-- START OF PROVIDED DATA --

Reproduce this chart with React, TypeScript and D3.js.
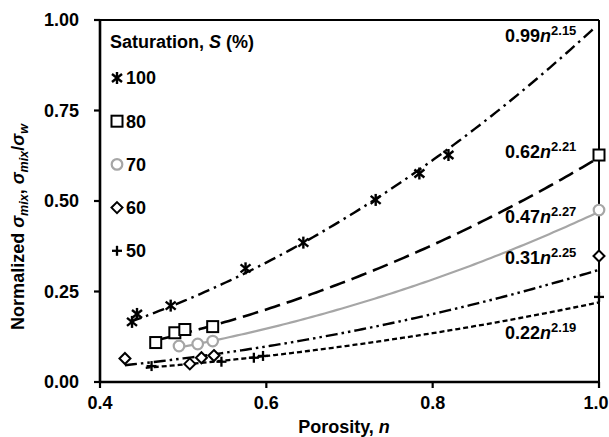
import React from "react";
import * as d3 from "d3";

// ---- data ----
const nS100 = [0.4385, 0.4445, 0.485, 0.575, 0.6445, 0.7315, 0.784, 0.819];
const vS100 = [0.166, 0.188, 0.211, 0.314, 0.385, 0.503, 0.576, 0.627];
const nS80 = [0.467, 0.49, 0.502, 0.5355, 1.0];
const vS80 = [0.109, 0.136, 0.145, 0.153, 0.627];
const nS70 = [0.495, 0.5175, 0.5355, 1.0];
const vS70 = [0.0995, 0.105, 0.113, 0.475];
const nS60 = [0.43, 0.508, 0.522, 0.537, 1.0];
const vS60 = [0.065, 0.05, 0.067, 0.073, 0.348];
const nS50 = [0.462, 0.546, 0.585, 0.596, 1.0];
const vS50 = [0.044, 0.056, 0.067, 0.072, 0.235];

const saturations = ["100", "80", "70", "60", "50"];
const fitA = [0.99, 0.62, 0.47, 0.31, 0.22];
const fitB = [2.15, 2.21, 2.27, 2.25, 2.19];
const fitStart = [0.436, 0.465, 0.495, 0.43, 0.455];
const fitLabelY = [0.94, 0.62, 0.44, 0.325, 0.12];

const xTicks = [0.4, 0.6, 0.8, 1.0];
const yTicks = [0, 0.25, 0.5, 0.75, 1.0];

const W = 609;
const H = 437;
const FONT = "'Liberation Sans', Arial, Helvetica, sans-serif";

type Kind = "star" | "square" | "circle" | "diamond" | "plus";
const kinds: Kind[] = ["star", "square", "circle", "diamond", "plus"];
const dashes = ["12,5,2.5,5", "16,7", "", "12,4,2.5,4,2.5,4", "5,3"];
const colors = ["#000", "#000", "#a6a6a6", "#000", "#000"];
const widths = [2.4, 2.6, 2.2, 2.4, 2.3];

function Marker({ kind, x, y }: { kind: Kind; x: number; y: number }) {
  const s = 5;
  if (kind === "star")
    return (
      <g stroke="#000" strokeWidth={2.4} transform={`translate(${x},${y})`}>
        <line x1={0} y1={-s - 1} x2={0} y2={s + 1} />
        <line x1={-s} y1={-s + 1} x2={s} y2={s - 1} />
        <line x1={-s} y1={s - 1} x2={s} y2={-s + 1} />
      </g>
    );
  if (kind === "square")
    return <rect x={x - 5.5} y={y - 5.5} width={11} height={11} fill="#fff" stroke="#000" strokeWidth={2} />;
  if (kind === "circle")
    return <circle cx={x} cy={y} r={5.3} fill="#fff" stroke="#a6a6a6" strokeWidth={2.2} />;
  if (kind === "diamond")
    return (
      <path
        d={`M${x},${y - 5.5}L${x + 5.5},${y}L${x},${y + 5.5}L${x - 5.5},${y}Z`}
        fill="#fff"
        stroke="#000"
        strokeWidth={2}
      />
    );
  return (
    <g stroke="#000" strokeWidth={2.3}>
      <line x1={x - s} y1={y} x2={x + s} y2={y} />
      <line x1={x} y1={y - s} x2={x} y2={y + s} />
    </g>
  );
}

export default function App() {
  const x = d3.scaleLinear().domain([0.4, 1.0]).range([100, 599]);
  const y = d3.scaleLinear().domain([0, 1]).range([382, 20]);

  const series = [
    { n: nS100, v: vS100 },
    { n: nS80, v: vS80 },
    { n: nS70, v: vS70 },
    { n: nS60, v: vS60 },
    { n: nS50, v: vS50 },
  ];

  const line = d3
    .line<number>()
    .x((d) => x(d[0]))
    .y((d) => y(d[1]));

  const fitPaths = fitA.map((a, i) => {
    const ns = d3.range(fitStart[i], 1.0001, 0.005);
    const pts = ns.map((n) => [n, a * Math.pow(n, fitB[i])] as any);
    return line(pts as any) as string;
  });

  const fs = 18;

  return (
    <svg
      width={W}
      height={H}
      style={{ position: "absolute", left: 0, top: 0, background: "#fff" }}
      fontFamily={FONT}
      fontWeight="bold"
    >
      <rect width={W} height={H} fill="#fff" />

      {/* frame */}
      <line x1={x(0.4)} y1={y(1)} x2={x(1)} y2={y(1)} stroke="#000" strokeWidth={2} />
      <line x1={x(1)} y1={y(1)} x2={x(1)} y2={y(0)} stroke="#000" strokeWidth={2} />
      <line x1={x(0.4)} y1={y(1) - 1} x2={x(0.4)} y2={y(0) + 1} stroke="#000" strokeWidth={2.6} />
      <line x1={x(0.4) - 1} y1={y(0)} x2={x(1) + 1} y2={y(0)} stroke="#000" strokeWidth={2.6} />

      {/* y ticks */}
      {yTicks.map((t) => (
        <g key={"y" + t}>
          <line x1={x(0.4) - 6} x2={x(0.4)} y1={y(t)} y2={y(t)} stroke="#000" strokeWidth={2.2} />
          <text x={79} y={y(t)} dy="0.35em" textAnchor="end" fontSize={fs}>
            {d3.format(".2f")(t)}
          </text>
        </g>
      ))}
      {/* x ticks */}
      {xTicks.map((t) => (
        <g key={"x" + t}>
          <line x1={x(t)} x2={x(t)} y1={y(0)} y2={y(0) + 6} stroke="#000" strokeWidth={2.2} />
          <text x={t === 1 ? 596 : x(t)} y={409} textAnchor="middle" fontSize={fs}>
            {d3.format(".1f")(t)}
          </text>
        </g>
      ))}

      {/* axis titles */}
      <text x={344} y={433} textAnchor="middle" fontSize={fs}>
        Porosity, <tspan fontStyle="italic">n</tspan>
      </text>
      <text transform="translate(24,227) rotate(-90)" textAnchor="middle" fontSize={18}>
        Normalized <tspan fontStyle="italic">σ</tspan>
        <tspan fontStyle="italic" fontSize={12.5} dy={4}>mix</tspan>
        <tspan dy={-4}>, </tspan>
        <tspan fontStyle="italic">σ</tspan>
        <tspan fontStyle="italic" fontSize={12.5} dy={4}>mix</tspan>
        <tspan dy={-4}>/</tspan>
        <tspan fontStyle="italic">σ</tspan>
        <tspan fontStyle="italic" fontSize={12.5} dy={4}>w</tspan>
      </text>

      {/* fit curves */}
      {fitPaths.map((p, i) => (
        <path
          key={"f" + i}
          d={p}
          fill="none"
          stroke={colors[i]}
          strokeWidth={widths[i]}
          strokeDasharray={dashes[i] || undefined}
        />
      ))}

      {/* fit labels */}
      {fitA.map((a, i) => (
        <text key={"l" + i} x={505} y={y(fitLabelY[i])} fontSize={fs}>
          {d3.format(".2f")(a)}
          <tspan fontStyle="italic">n</tspan>
          <tspan fontSize={13} dy={-7}>
            {d3.format(".2f")(fitB[i])}
          </tspan>
        </text>
      ))}

      {/* data markers */}
      {series.map((s, i) =>
        s.n.map((n, j) => <Marker key={`m${i}-${j}`} kind={kinds[i]} x={x(n)} y={y(s.v[j])} />)
      )}

      {/* legend */}
      <text x={110} y={48} fontSize={fs}>
        Saturation, <tspan fontStyle="italic">S</tspan> (%)
      </text>
      {saturations.map((s, i) => {
        const ly = 78 + i * 43.2;
        return (
          <g key={"lg" + s}>
            <Marker kind={kinds[i]} x={117} y={ly} />
            <text x={126} y={ly} dy="0.36em" fontSize={fs}>
              {s}
            </text>
          </g>
        );
      })}
    </svg>
  );
}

-- END OF PROVIDED DATA --

- **WHAT YOU ARE ASKED TO DO**: Copy out the lines in which the string "React" appears.

- **TASK ANSWER**:
Reproduce this chart with React, TypeScript and D3.js.
import React from "react";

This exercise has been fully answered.